Despite the incident, the president of the electoral court, Óscar Hassenteufel, said the elections are, overall, taking place in an atmosphere of “considerable calm”.
About 7.9 million Bolivians are eligible to vote, and preliminary results are due at 9pm local time.
The central issue of the campaign is the economic crisis, which analysts consider the worst since the hyperinflation of 1985, with shortages of dollars and fuel, long queues and soaring inflation.
“It’s a very difficult moment but I hope that after this vote things can improve,” said Silvia Marca, 42, after casting her ballot in La Paz. She runs a small street business and said trade had dropped sharply in recent months. “I hope the right wins,” she added.
If no candidate secures more than 50% of the vote, or at least 40% with a 10-point lead over the runner-up, an unprecedented second round will take place on 19 October.
For the analyst Toranzo, one thing is certain: Mas will leave power, although he said it will be “difficult for them to hand it over, because they have held it for 20 years with near-absolute control of parliament, the judiciary and the electoral authority”.
Arce told the Guardian he would respect the result if the right won. Although acknowledging that his government was unpopular, he placed much of the blame for the crisis and Mas’s decline on his former mentor, Morales, whose parliamentary allies, he said, had “sabotaged and boycotted all our laws”.
“As Fidel Castro wrote in his book, history will absolve us, because in the long run the people will understand everything we had to endure,” Arce said. “I’m sure the population will miss us afterwards.”
On a cold Sunday morning in Bolivia’s capital, the president was greeted with chants of his nickname “Lucho” by about a dozen supporters as he arrived to cast his ballot.

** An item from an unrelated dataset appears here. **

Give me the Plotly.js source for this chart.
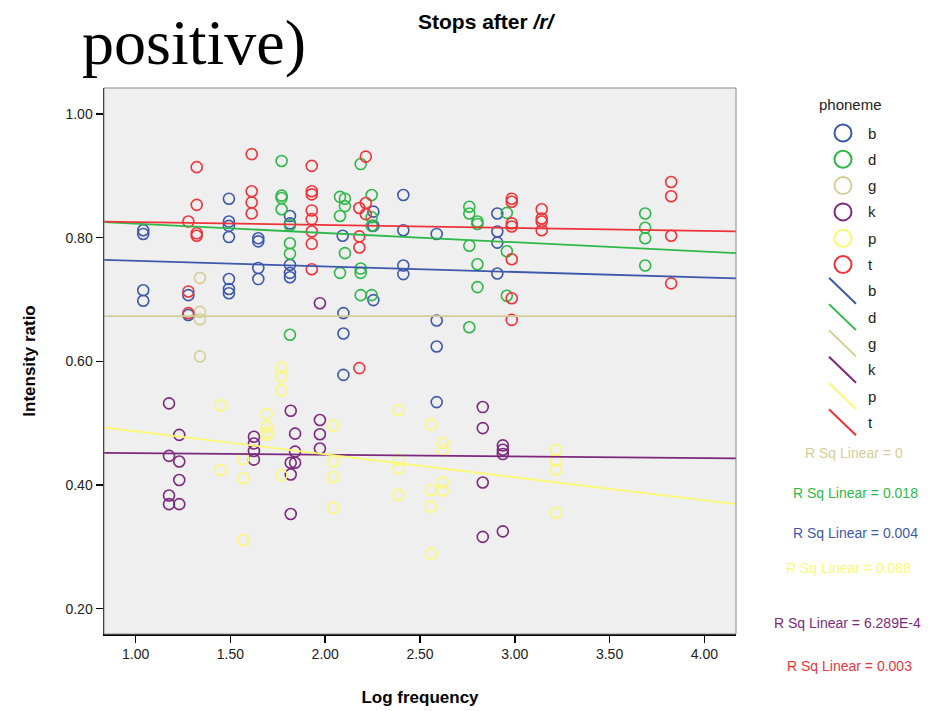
<!DOCTYPE html>
<html><head><meta charset="utf-8">
<script src="https://cdn.plot.ly/plotly-3.0.1.min.js"></script>
<style>html,body{margin:0;padding:0;background:#fff;}#chart{width:950px;height:711px;}</style>
</head><body><div id="chart"></div>
<script>
// ---- data ----
const phonemes = ["b", "d", "g", "k", "p", "t"];
const colors = ["#3E58AC", "#2EB848", "#D3CE97", "#7C287D", "#FBF873", "#EF3338"];

const bX = [1.040,1.040,1.040,1.040,1.278,1.278,1.492,1.492,1.492,1.492,1.492,1.492,1.492,1.647,1.647,1.647,1.647,1.814,1.814,1.814,1.814,1.814,2.092,2.096,2.096,2.096,2.254,2.254,2.254,2.412,2.412,2.412,2.412,2.588,2.588,2.588,2.588,2.908,2.908,2.908,2.908];
const bY = [0.812,0.806,0.715,0.698,0.707,0.675,0.863,0.826,0.819,0.801,0.733,0.717,0.710,0.799,0.794,0.751,0.733,0.835,0.823,0.756,0.743,0.736,0.803,0.678,0.645,0.578,0.842,0.819,0.699,0.869,0.812,0.755,0.741,0.806,0.666,0.624,0.534,0.839,0.810,0.792,0.742];

const dX = [1.770,1.770,1.770,1.770,1.814,1.814,1.814,1.814,2.078,2.078,2.078,2.104,2.104,2.104,2.187,2.187,2.187,2.187,2.245,2.245,2.245,2.245,2.760,2.760,2.760,2.760,2.803,2.803,2.803,2.803,2.958,2.958,2.958,3.688,3.688,3.688,3.688];
const dY = [0.924,0.868,0.864,0.846,0.820,0.791,0.774,0.643,0.866,0.835,0.743,0.863,0.851,0.775,0.919,0.750,0.743,0.707,0.869,0.833,0.819,0.707,0.850,0.839,0.787,0.655,0.826,0.822,0.757,0.720,0.840,0.778,0.706,0.839,0.816,0.799,0.755];

const gX = [1.339,1.339,1.339,1.339];
const gY = [0.735,0.680,0.668,0.608];

const kX = [1.176,1.176,1.176,1.176,1.230,1.230,1.230,1.230,1.624,1.624,1.624,1.624,1.818,1.818,1.818,1.818,1.841,1.841,1.841,1.972,1.972,1.972,1.972,2.831,2.831,2.831,2.831,2.937,2.937,2.937,2.937];
const kY = [0.532,0.447,0.383,0.369,0.481,0.438,0.408,0.369,0.478,0.467,0.455,0.441,0.520,0.436,0.417,0.353,0.483,0.454,0.436,0.694,0.505,0.482,0.459,0.526,0.492,0.404,0.316,0.464,0.457,0.450,0.325];

const pX = [1.449,1.449,1.568,1.568,1.568,1.691,1.691,1.691,1.691,1.770,1.770,1.770,1.770,2.043,2.043,2.043,2.043,2.386,2.386,2.386,2.386,2.558,2.558,2.558,2.558,2.620,2.620,2.620,2.620,3.218,3.218,3.218,3.218];
const pY = [0.529,0.424,0.442,0.411,0.311,0.515,0.494,0.485,0.481,0.590,0.575,0.553,0.416,0.496,0.438,0.413,0.363,0.521,0.441,0.427,0.384,0.498,0.392,0.365,0.289,0.468,0.457,0.404,0.391,0.457,0.440,0.425,0.355];

const tX = [1.278,1.278,1.278,1.322,1.322,1.322,1.322,1.612,1.612,1.612,1.612,1.929,1.929,1.929,1.929,1.929,1.929,1.929,1.929,2.180,2.180,2.180,2.180,2.214,2.214,2.214,2.984,2.984,2.984,2.984,2.984,2.984,2.984,3.142,3.142,3.142,3.142,3.825,3.825,3.825,3.825];
const tY = [0.826,0.713,0.678,0.914,0.853,0.807,0.803,0.935,0.875,0.857,0.839,0.916,0.875,0.870,0.844,0.830,0.810,0.790,0.749,0.848,0.802,0.784,0.589,0.931,0.856,0.838,0.863,0.858,0.823,0.818,0.765,0.702,0.667,0.846,0.831,0.826,0.812,0.890,0.867,0.803,0.726];

// fit-line values at the left and right edge of the x range
const xRange = [0.833, 4.167];
const fitLeft  = [0.764, 0.825, 0.673, 0.452, 0.493, 0.826];
const fitRight = [0.734, 0.775, 0.673, 0.443, 0.369, 0.810];

// R squared labels, in the order shown
const rsqOrder = ["g", "d", "b", "p", "k", "t"];
const rsqText  = ["R Sq Linear = 0", "R Sq Linear = 0.018", "R Sq Linear = 0.004", "R Sq Linear = 0.088", "R Sq Linear = 6.289E-4", "R Sq Linear = 0.003"];

// ---- build figure ----
const xs = [bX, dX, gX, kX, pX, tX];
const ys = [bY, dY, gY, kY, pY, tY];
const FONT = "Liberation Sans, Arial, sans-serif";

const traces = [];
phonemes.forEach((ph, i) => {
  traces.push({
    type: "scatter", mode: "markers", x: xs[i], y: ys[i], name: ph, showlegend: false,
    marker: {symbol: "circle-open", size: 11, color: colors[i], line: {width: 1.6, color: colors[i]}},
    hoverinfo: "x+y"
  });
});
phonemes.forEach((ph, i) => {
  traces.push({
    type: "scatter", mode: "lines", x: xRange, y: [fitLeft[i], fitRight[i]], name: ph, showlegend: false,
    line: {color: colors[i], width: 1.8}, hoverinfo: "skip"
  });
});

// plot area in pixels
const L = 104, R = 736, T = 88, B = 634;
const W = R - L, H = B - T;
const px = v => (v - L) / W;
const py = v => (B - v) / H;

const shapes = [
  {type: "rect", xref: "paper", yref: "paper", x0: 0, x1: 1, y0: 0, y1: 1, line: {color: "#8a8a8a", width: 1}, layer: "above"}
];
const annotations = [];

// title and stray slide text
annotations.push({xref: "paper", yref: "paper", x: px(487), y: py(22), text: "<b>Stops after <i>/r/</i></b>", showarrow: false,
  font: {family: FONT, size: 21, color: "#000"}, xanchor: "center", yanchor: "middle"});
annotations.push({xref: "paper", yref: "paper", x: px(80), y: py(42), text: "positive)", showarrow: false,
  font: {family: "Liberation Serif, Times New Roman, serif", size: 64, color: "#000"}, xanchor: "left", yanchor: "middle"});

// legend
annotations.push({xref: "paper", yref: "paper", x: px(850), y: py(104), text: "phoneme", showarrow: false,
  font: {family: FONT, size: 15, color: "#222"}, xanchor: "center", yanchor: "middle"});
const rowY0 = 133, rowStep = 26.3;
phonemes.forEach((ph, i) => {
  const cy = rowY0 + i * rowStep;
  shapes.push({type: "circle", xref: "paper", yref: "paper", x0: px(843 - 8.5), x1: px(843 + 8.5), y0: py(cy + 8.5), y1: py(cy - 8.5),
    line: {color: colors[i], width: 2}});
  annotations.push({xref: "paper", yref: "paper", x: px(866), y: py(cy), text: ph, showarrow: false,
    font: {family: FONT, size: 15, color: "#222"}, xanchor: "left", yanchor: "middle"});
});
phonemes.forEach((ph, i) => {
  const cy = rowY0 + (6 + i) * rowStep;
  shapes.push({type: "line", xref: "paper", yref: "paper", x0: px(829), x1: px(856), y0: py(cy - 13), y1: py(cy + 13),
    line: {color: colors[i], width: 2}});
  annotations.push({xref: "paper", yref: "paper", x: px(866), y: py(cy), text: ph, showarrow: false,
    font: {family: FONT, size: 15, color: "#222"}, xanchor: "left", yanchor: "middle"});
});

// R Sq labels
const rsqPos = [[854, 453], [856, 493], [856, 533], [848, 568], [847, 623], [849, 666]];
rsqOrder.forEach((ph, j) => {
  const i = phonemes.indexOf(ph);
  annotations.push({xref: "paper", yref: "paper", x: px(rsqPos[j][0]), y: py(rsqPos[j][1]), text: rsqText[j], showarrow: false,
    font: {family: FONT, size: 14, color: colors[i]}, xanchor: "center", yanchor: "middle"});
});

const layout = {
  width: 950, height: 711,
  margin: {l: L, r: 950 - R, t: T, b: 711 - B, pad: 0},
  paper_bgcolor: "#ffffff", plot_bgcolor: "#efefef",
  showlegend: false,
  font: {family: FONT, color: "#222"},
  xaxis: {
    range: xRange, tickvals: [1, 1.5, 2, 2.5, 3, 3.5, 4], tickformat: ".2f",
    showgrid: false, zeroline: false, showline: true, linecolor: "#000", linewidth: 1.5,
    ticks: "outside", ticklen: 7, tickwidth: 1.5, tickcolor: "#000",
    tickfont: {family: FONT, size: 14, color: "#222"},
    title: {text: "<b>Log frequency</b>", font: {family: FONT, size: 17, color: "#000"}, standoff: 30}
  },
  yaxis: {
    range: [0.159, 1.042], tickvals: [0.2, 0.4, 0.6, 0.8, 1.0], tickformat: ".2f",
    showgrid: false, zeroline: false, showline: true, linecolor: "#000", linewidth: 1.5,
    ticks: "outside", ticklen: 7, tickwidth: 1.5, tickcolor: "#000",
    tickfont: {family: FONT, size: 14, color: "#222"},
    title: {text: "<b>Intensity ratio</b>", font: {family: FONT, size: 17, color: "#000"}, standoff: 25}
  },
  shapes: shapes,
  annotations: annotations
};

Plotly.newPlot("chart", traces, layout, {displayModeBar: false, staticPlot: true});
</script>
</body></html>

A voter criticised Arce and was then harassed by the group.
“I only said to him: ‘What happened to the country, president?’ and those people started to attack me. I bet they are government employees,” said the woman, who asked not to be identified. “I know I’m not the only one in this country who is fed up with this government. We’re all frustrated that our money doesn’t stretch.”
In Santa Cruz de la Sierra, the country’s commercial hub, Arce’s candidate was booed. According to the newspaper El Deber, Del Castillo reportedly skipped the queue and was told by a woman: “Get to the back. Line up like we do at the petrol stations.”